Efficient energy use, sometimes simply called energy efficiency, is the goal of efforts to reduce the amount of energy required to provide products and services. For example, insulating a home allows a building to use less heating and cooling energy to achieve and maintain a comfortable temperature. Installing fluorescent lights or natural skylights reduces the amount of energy required to attain the same level of illumination compared to using traditional incandescent light bulbs. Compact fluorescent lights use two-thirds less energy and may last 6 to 10 times longer than incandescent lights. Improvements in energy efficiency are most often achieved by adopting a more efficient technology or production process.
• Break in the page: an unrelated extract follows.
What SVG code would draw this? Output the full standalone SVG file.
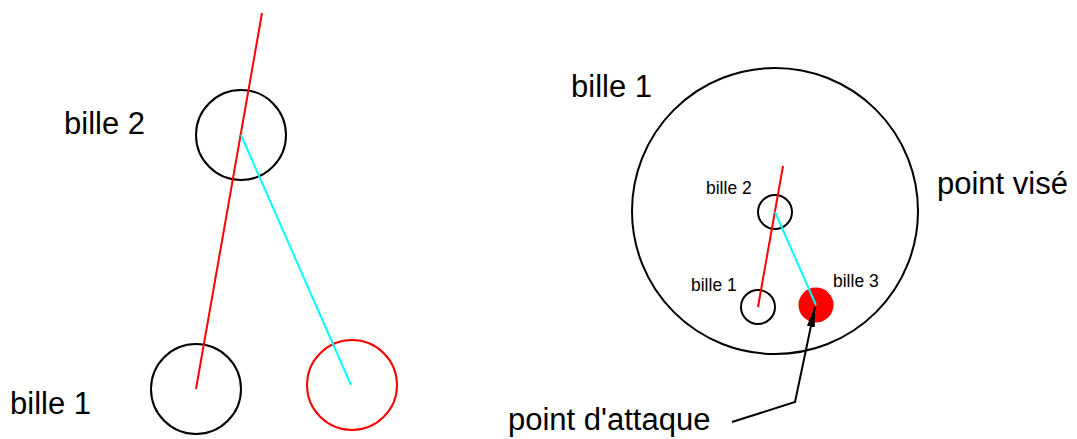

There are various motivations to improve energy efficiency. Reducing energy use reduces energy costs and may result in a financial cost saving to consumers if the energy savings offset any additional costs of implementing an energy efficient technology. Reducing energy use is also seen as a key solution to the problem of reducing emissions. According to the International Energy Agency, improved energy efficiency in buildings, industrial processes and transportation could reduce the world's energy needs in 2050 by one third, and help control global emissions of greenhouse gases.
Energy efficiency and renewable energy are said to be the twin pillars of sustainable energy policy. In many countries energy efficiency is also seen to have a national security benefit because it can be used to reduce the level of energy imports from foreign countries and may slow down the rate at which domestic energy resources are depleted.